China's overall vehicle sales stood at 1.96 million in August, a fall of 6.9 percent from the same period last year, according to the China Association of Automobile Manufacturers. And it is the 14th month of sales falls since July 2018.
Total vehicle sales in the country in the first eight months of 2019 totaled 16.1 million, a drop of 11 percent from the same period last year.
However, Japan's Nissan, Toyota and Honda achieved decent sales in China from January to August.
Nissan's sales in China grew for the second straight month in August, up 2 percent from the previous year to 129,659.
According to Nissan, 10,459 of its seventh-generation Altima sedan sold in August, up 12.5 percent year-on-year.
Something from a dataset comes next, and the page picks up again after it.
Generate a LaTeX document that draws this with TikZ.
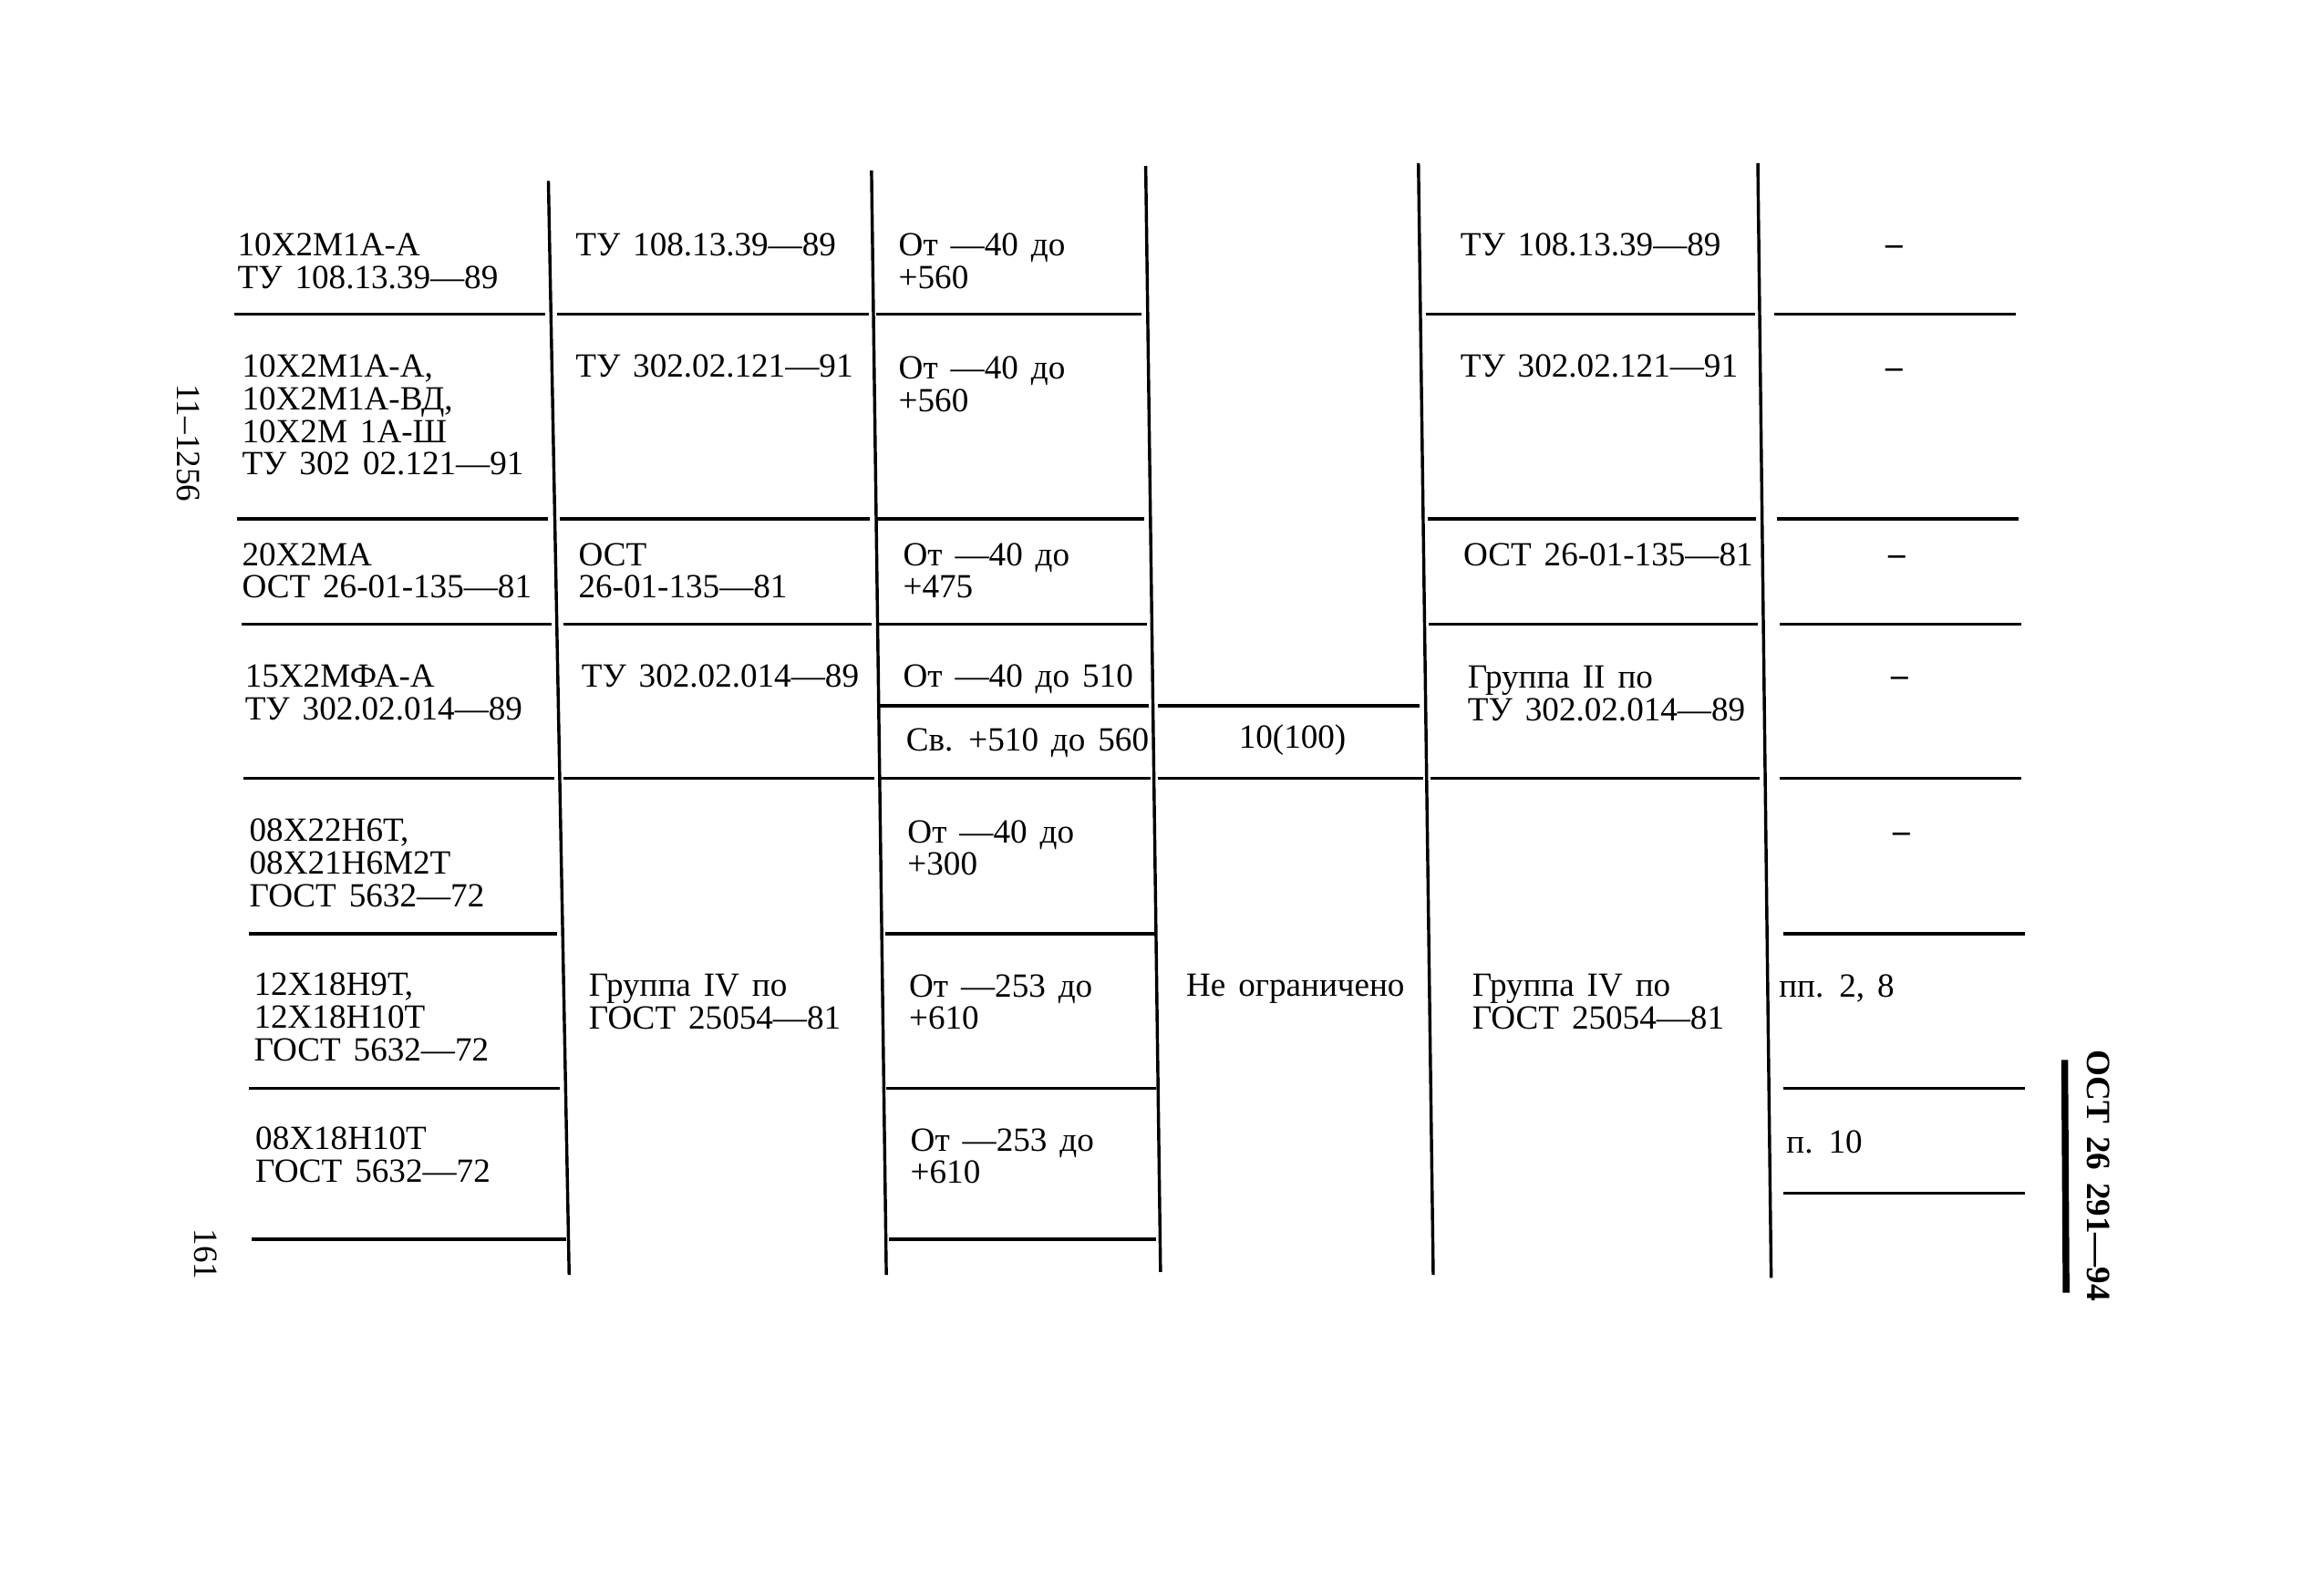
\documentclass[tikz,border=0pt]{standalone}
\usepackage{fontspec}
\setmainfont{Liberation Serif}[WordSpace=1.5]
\newcommand{\tabfont}{\fontsize{13pt}{12.5pt}\selectfont}
\tikzset{
  cell/.style={anchor=north west, inner sep=0pt, align=left, font=\tabfont},
  nilmark/.style={inner sep=0pt, font=\tabfont},
  rule/.style={line width=1.2pt},
  margin/.style={inner sep=0pt, rotate=-90, font=\tabfont}
}

\begin{document}
\begin{tikzpicture}[x=0.02cm,y=-0.02cm]
\useasboundingbox (0,0) rectangle (1568,1061);
% vertical rules
\foreach \xa/\ya/\xb/\yb in {370/122/384/860, 588/115/598/860, 773/112/783/858,
                             957/110/967/860, 1186/110/1195/862}
  \draw[rule] (\xa,\ya) -- (\xb,\yb);
% horizontal rules
\foreach \y/\xa/\xb in {212/158/368, 212/376/586, 212/591/770, 212/962/1184, 212/1197/1360,
                        350/160/370, 350/378/587, 350/592/772, 350/963/1185, 350/1199/1362,
                        421/163/372, 421/380/588, 421/593/774, 421/964/1186, 421/1201/1364,
                        476/593/775, 476/781/958,
                        525/164/374, 525/380/590, 525/594/776, 525/781/960, 525/965/1187, 525/1201/1364,
                        630/168/376, 630/597/779, 630/1203/1366,
                        734/168/378, 734/598/780, 734/1203/1366,
                        836/170/382, 836/600/780, 805/1203/1366}
  \draw[rule] (\xa,\y) -- (\xb,\y);

% row 1
\node[cell] (grade1) at (160,157) {10Х2М1А-А\\ТУ 108.13.39—89};
\node[cell] (doc1) at (388,157) {ТУ 108.13.39—89};
\node[cell] (temp1) at (606,157) {От —40 до\\+560};
\node[cell] (std1) at (985,157) {ТУ 108.13.39—89};
\node[nilmark] (note1) at (1278,169) {\bfseries –};
% row 2
\node[cell] (grade2) at (163,239) {10Х2М1А-А,\\10Х2М1А-ВД,\\10Х2М 1А-Ш\\ТУ 302 02.121—91};
\node[cell] (doc2) at (388,239) {ТУ 302.02.121—91};
\node[cell] (temp2) at (606,240) {От —40 до\\+560};
\node[cell] (std2) at (985,239) {ТУ 302.02.121—91};
\node[nilmark] (note2) at (1278,252) {\bfseries –};
% row 3
\node[cell] (grade3) at (163,366) {20Х2МА\\ОСТ 26-01-135—81};
\node[cell] (doc3) at (390,366) {ОСТ\\26-01-135—81};
\node[cell] (temp3) at (609,366) {От —40 до\\+475};
\node[cell] (std3) at (987,366) {ОСТ 26-01-135—81};
\node[nilmark] (note3) at (1280,378) {\bfseries –};
% row 4
\node[cell] (grade4) at (165,448) {15Х2МФА-А\\ТУ 302.02.014—89};
\node[cell] (doc4) at (392,448) {ТУ 302.02.014—89};
\node[cell] (temp4a) at (609,448) {От —40 до 510};
\node[cell] (temp4b) at (611,491) {Св. +510 до 560};
\node[nilmark] (press4) at (872,499) {10(100)};
\node[cell] (std4) at (990,449) {Группа II по\\ТУ 302.02.014—89};
\node[nilmark] (note4) at (1282,460) {\bfseries –};
% rows 5-7
\node[cell] (grade5) at (168,552) {08Х22Н6Т,\\08Х21Н6М2Т\\ГОСТ 5632—72};
\node[cell] (temp5) at (612,553) {От —40 до\\+300};
\node[nilmark] (note5) at (1283,565) {\bfseries –};
\node[cell] (grade6) at (171,656) {12Х18Н9Т,\\12Х18Н10Т\\ГОСТ 5632—72};
\node[cell] (doc6) at (397,657) {Группа IV по\\ГОСТ 25054—81};
\node[cell] (temp6) at (613,657) {От —253 до\\+610};
\node[cell] (press6) at (800,657) {Не ограничено};
\node[cell] (std6) at (993,657) {Группа IV по\\ГОСТ 25054—81};
\node[cell] (note6) at (1200,657) {пп. 2, 8};
\node[cell] (grade7) at (172,760) {08Х18Н10Т\\ГОСТ 5632—72};
\node[cell] (temp7) at (614,761) {От —253 до\\+610};
\node[cell] (note7) at (1205,762) {п. 10};

% page margins
\node[margin] (sheet) at (127,299) {11–1256};
\node[margin] (page) at (139,846) {161};
\node[margin, font=\tabfont\bfseries] (code) at (1416,793) {ОСТ 26 291—94};
\draw[line width=2.6pt] (1393,715) -- (1394,872);
\end{tikzpicture}
\end{document}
And its 14th-generation Sylphy model had total sales of 11,467 last month.
In August, the automaker sold a total of 45,216 sport utility vehicles, increasing 16.5 percent from the year earlier. In the first eight months, sales of Nissans in China edged up 0.2 percent to 956,270.
During the same eight months, Toyota delivered a total of 892,866 vehicles in China, an increase of 7.7 percent on the previous year.
Insiders hold that sales achieved by Toyota in China are being generated by the Toyota New Global Architecture, or the TNGA, as well as its compelling product portfolio.
The TNGA-based models include the Avalon hybrid, as well as hybrid versions of the Camry, Corolla and Levin sedans.
Honda sold 124,155 vehicles in August in China, up 5.9 percent from a year earlier. As for the sales achieved from January to August, the brand sold 985,514 vehicles, an increase of 18.4 percent from the same period in 2018. Honda's two most sought-after models, the Civic sedan and the CR-V crossover each sold more than 20,000 units in August.
The hybrid variants of Honda's CR-V, Accord, Inspire and Odessey together achieved sales of 13,274 in August.
Honda and Toyota have demonstrated strength in hybrid technology that few others can match, according to Yang Jian, managing editor of Automotive News China.
Hybrids have not only enabled the two major Japanese carmakers to buck the downturn in China's new energy car market, but have also helped position both companies for future sales and profit growth, Yang added.
Yale Zhang, managing director of Shanghai-based consulting firm Automotive Foresight, said: "The sales growth of Japanese auto brands reflects that China's automotive market is maturing and customers here are rational when buying a car."
Japanese vehicles are widely accepted for their excellent quality, favorable brand reputation and fuel economy, which has been proved by an array of top-selling models such as the Corolla and the CR-V, Zhang noted.